Sunday, January 29

On Stand-By

First dibs on the next available ticket for a flight leaving Planet Earth.

I think my being melted today. Remember when Aladdin was flying out of the cave after he grabbed the lamp and Abu grabbed the giant red jewel and this ocean of lava began rising? Remember the bursting bubbles of lava? That's the inside of my head--no, my soul--right now.

Whenever I encounter something I deeply object to--especially if I find it to be a moral/islamic issue--I immediately feel like leaving the situation by any means necessary. Look at all my posts--all the words I seem to have; And yet, at the most critical moments, all these words disappear. I feel like there is nothing--no word in the dunyaa--that can express innate objections to certain kinds of behaviors.

Maybe I need to concentrate on my own flaws--it may help me accept those of others. But I think I'm pretty flexible with others--I try, I think...(although I see intellectual flaws differently; I think those are negotiable, and often to my benefit after discussing them with others). And every once in a blue moon, I encounter a situation where it's as if I can feel my soul shaking inside--and if you've watched this happen to me, you probably saw me physically trembling, and at a complete loss of words, and within seconds you've seen me leave the room.

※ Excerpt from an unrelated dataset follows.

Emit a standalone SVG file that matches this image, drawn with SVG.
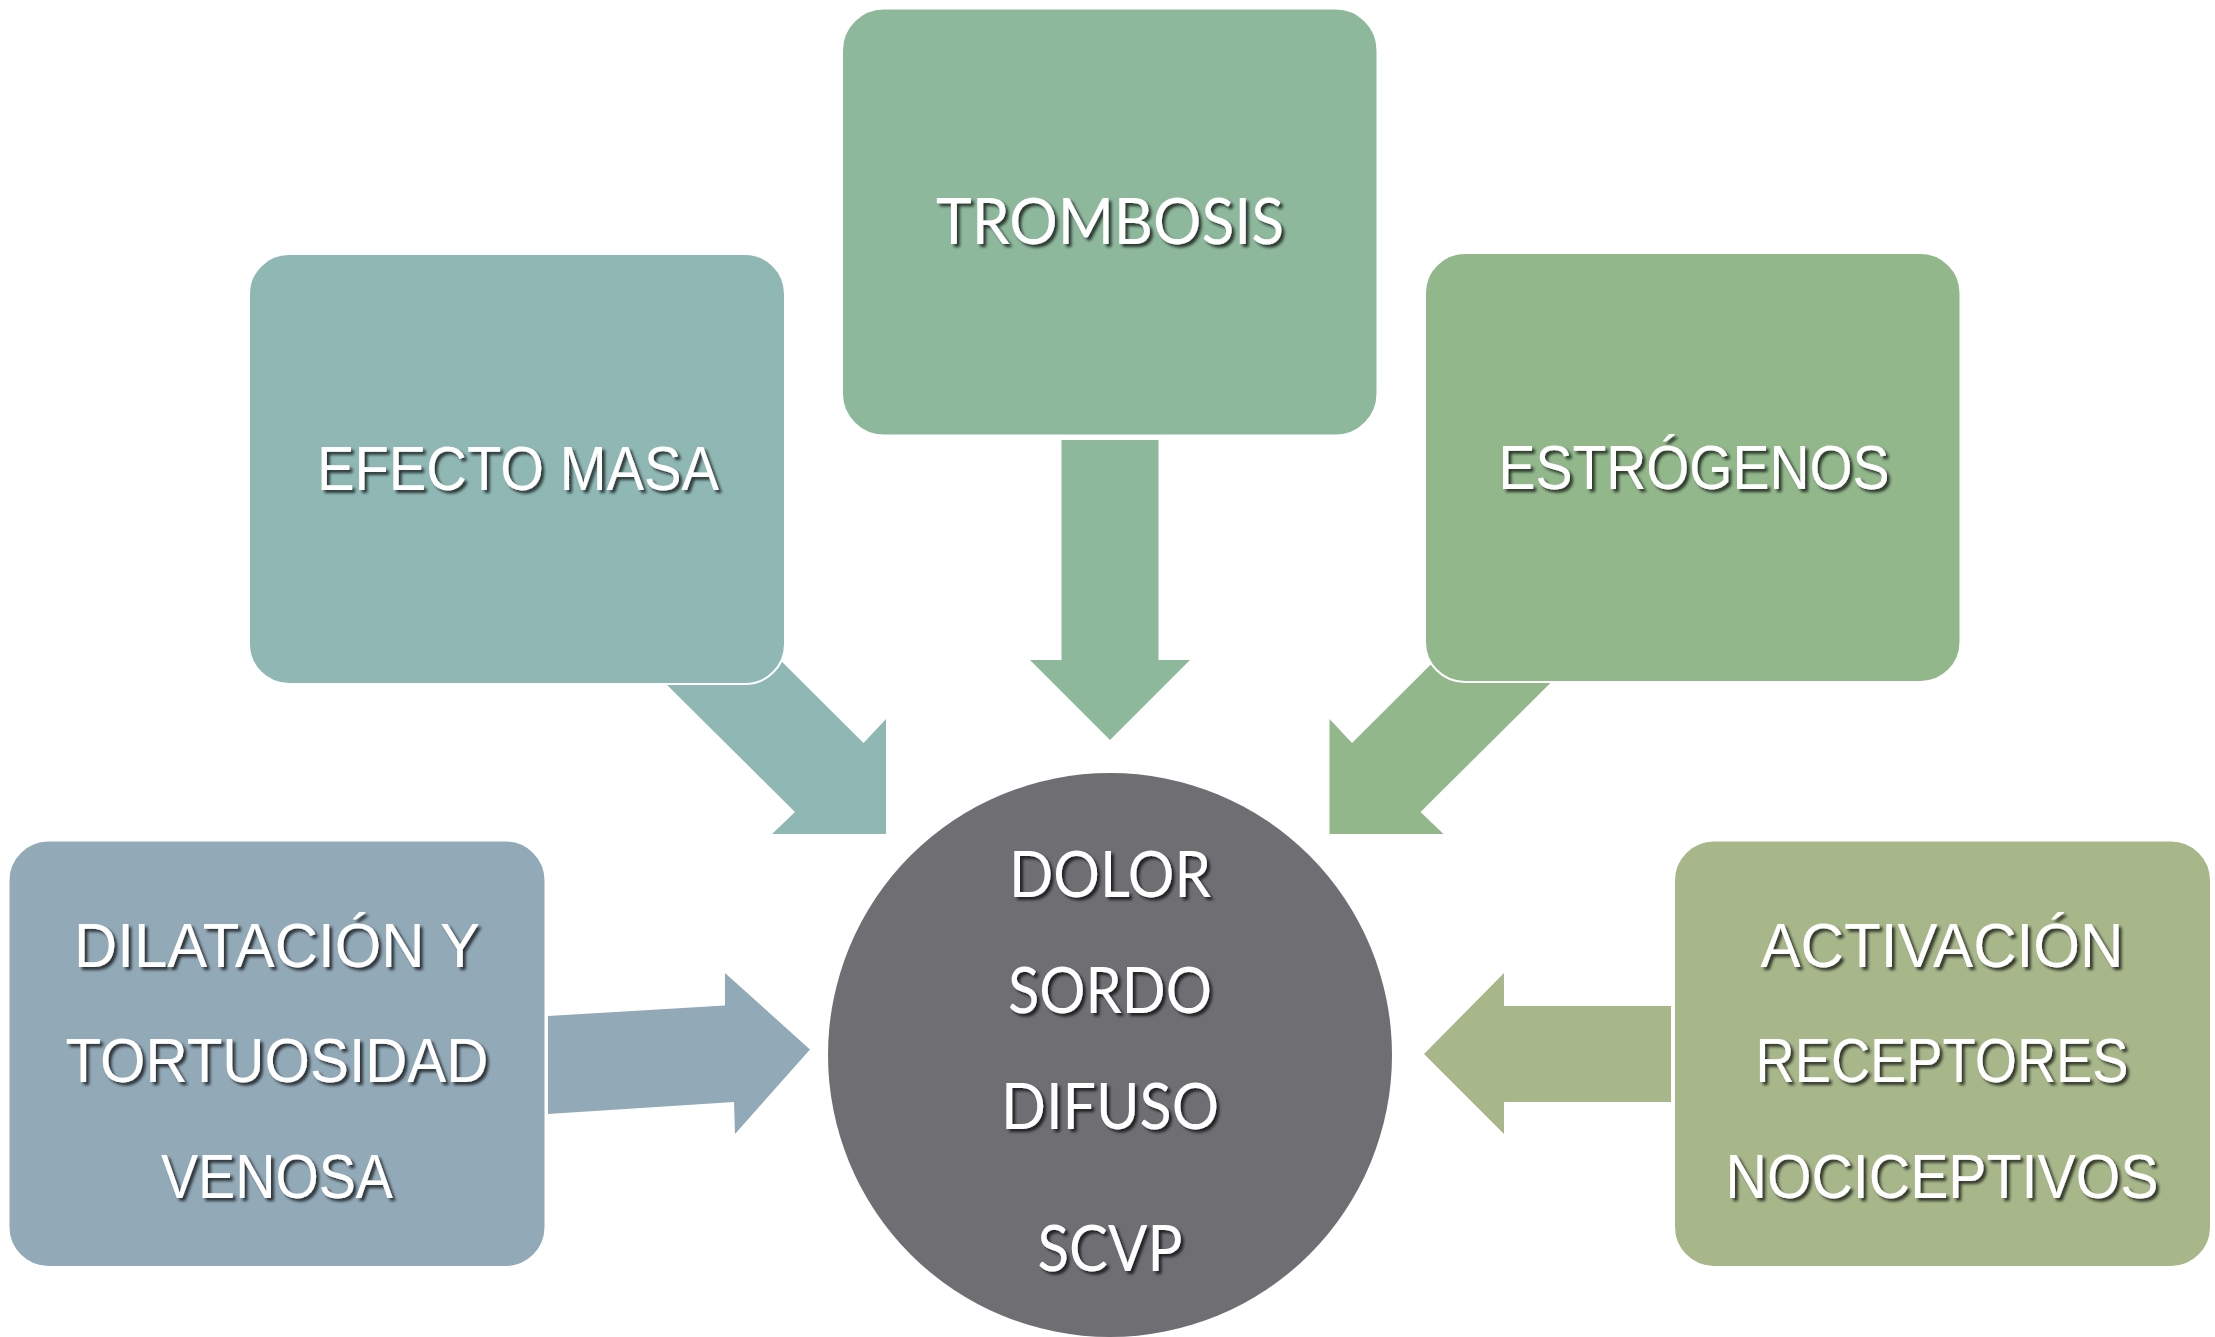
<svg xmlns="http://www.w3.org/2000/svg" width="2215" height="1337" viewBox="0 0 2215 1337">
<defs>
<filter id="sh" x="-10%" y="-30%" width="120%" height="160%">
<feGaussianBlur in="SourceAlpha" stdDeviation="1.6"/>
<feOffset dx="3" dy="3" result="b"/>
<feComponentTransfer><feFuncA type="linear" slope="0.7"/></feComponentTransfer>
<feMerge><feMergeNode/><feMergeNode in="SourceGraphic"/></feMerge>
</filter>
</defs>
<style>
.box{stroke:#ffffff;stroke-width:2}
.t{fill:#ffffff;font-size:63px;text-anchor:middle;filter:url(#sh)}
.n{font-family:"Liberation Sans Narrow","Liberation Sans",Arial,sans-serif}
.w{font-family:Lato,"Open Sans","Liberation Sans",sans-serif}
</style>
<rect width="2215" height="1337" fill="#ffffff"/>
<g id="connectors">
<polygon points="661,679 730,610 863.5,743 886,719 886,834 772,834 795,812" fill="#8fb8b4"/>
<polygon points="1061.5,440 1158.5,440 1158.5,660 1190,660 1110,740 1030,660 1061.5,660" fill="#8db89c"/>
<polygon points="1554.5,679 1485.5,610 1352,743 1329.5,719 1329.5,834 1443.5,834 1420.5,812" fill="#91b78b"/>
<polygon points="548,1016 725,1005.5 725,973 810,1049.5 735,1134 734,1102 548,1114" fill="#92a9b8"/>
<polygon points="1671,1006 1504,1006 1504,973 1424,1054 1504,1134 1504,1102 1671,1102" fill="#a7b78a"/>
</g>
<g id="efecto-masa">
<rect class="box" x="249" y="254" width="536" height="430" rx="40" fill="#8fb8b4"/>
<text class="t n" x="518" y="490" textLength="402" lengthAdjust="spacingAndGlyphs">EFECTO MASA</text>
</g>
<g id="trombosis">
<rect class="box" x="842" y="8.5" width="535.5" height="427" rx="42" fill="#8db89c"/>
<text class="t w" x="1110" y="244" textLength="348" lengthAdjust="spacingAndGlyphs">TROMBOSIS</text>
</g>
<g id="estrogenos">
<rect class="box" x="1425" y="253" width="535.5" height="429" rx="40" fill="#91b78b"/>
<text class="t n" x="1694" y="489" textLength="391" lengthAdjust="spacingAndGlyphs">ESTRÓGENOS</text>
</g>
<g id="dilatacion">
<rect class="box" x="8.5" y="840.5" width="537" height="426.5" rx="40" fill="#92a9b8"/>
<text class="t n" x="277" y="967" textLength="406" lengthAdjust="spacingAndGlyphs">DILATACIÓN Y</text>
<text class="t n" x="277" y="1082" textLength="423" lengthAdjust="spacingAndGlyphs">TORTUOSIDAD</text>
<text class="t n" x="277" y="1198" textLength="232" lengthAdjust="spacingAndGlyphs">VENOSA</text>
</g>
<g id="activacion">
<rect class="box" x="1674" y="840.5" width="537" height="426.5" rx="40" fill="#a7b78a"/>
<text class="t n" x="1942" y="967" textLength="363" lengthAdjust="spacingAndGlyphs">ACTIVACIÓN</text>
<text class="t n" x="1942" y="1082" textLength="373" lengthAdjust="spacingAndGlyphs">RECEPTORES</text>
<text class="t n" x="1942" y="1198" textLength="433" lengthAdjust="spacingAndGlyphs">NOCICEPTIVOS</text>
</g>
<g id="dolor">
<circle cx="1110" cy="1055" r="282" fill="#6f6e73"/>
<text class="t w" x="1110" y="897" textLength="202" lengthAdjust="spacingAndGlyphs">DOLOR</text>
<text class="t w" x="1110" y="1013" textLength="204" lengthAdjust="spacingAndGlyphs">SORDO</text>
<text class="t w" x="1110" y="1129" textLength="218" lengthAdjust="spacingAndGlyphs">DIFUSO</text>
<text class="t w" x="1110" y="1271" textLength="145" lengthAdjust="spacingAndGlyphs">SCVP</text>
</g>
</svg>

I have to work on this--I think I've begun to object to things more frequently as I've been trying this anti-apathy thing (outside of this blog). Now I remember why I became apathetic--I couldn't handle being "passionate" about my beliefs. It was way too stressful. I have to find a balance...I don't know, guys.

I guess this post has been an outlet--I just regained circulation in my wrists, so that's a good sign. *Sigh*

-END-

Current AAF: A + 5 = Me, now.

5 comments:

EA said...

I agree, and if you get a ticket save one for me too. I also have felt this feeling, but mine even affects my nervous system, and makes me ill at stomach. I seek peace and ultimate truth, and there are so many today fighting against it on all levels. I have myself grown very cynical, and need to change some things within myself, thanks for reminding me of that, and let your future be peacefull.

Samira said...

EA,

You prolly will never come back to my blog, as I have no idea how you found it in the first place and thus assume it was by chance. But should you return, know that your blogs were amazing--I felt like reading some of your posts multiple times--you certainly have a knack for language. I assume that you're female, b/c no male can put certain emotions into the words you have b/c men don't find themselves in particular situations. Your writing reflects female compulsions, a softer kind of flesh. Either way, you are talented--no, gifted.

And oh--I'll save you a seat ;)

EA said...

Hello, oh yes I will return to your blog, and yes it was by chance. No I am male, but gained much from my Mothers spirit. Thanks for your words, as coming from you they mean much, and I do not pay lip service. Anyway I will keep in touch, until then peace be with you.

Samira said...

Well I feel sheepish. My bad--I'm clearly ignorant in more ways than I am aware--but now you're definitely not the stereotypical non-sensitive male. So that's awesome.

By the way, you have your comments option off on your blogs. Perhaps you have reasoning behind this (I once asked one of the readers of my blog to turn on his blog's commenting options and this led to more disaster than good, arguably).

Anyway, keep writing :)

--Peace

EA said...

Yeah, I got tired of looking everyday at 0 comments so decided to turn it of.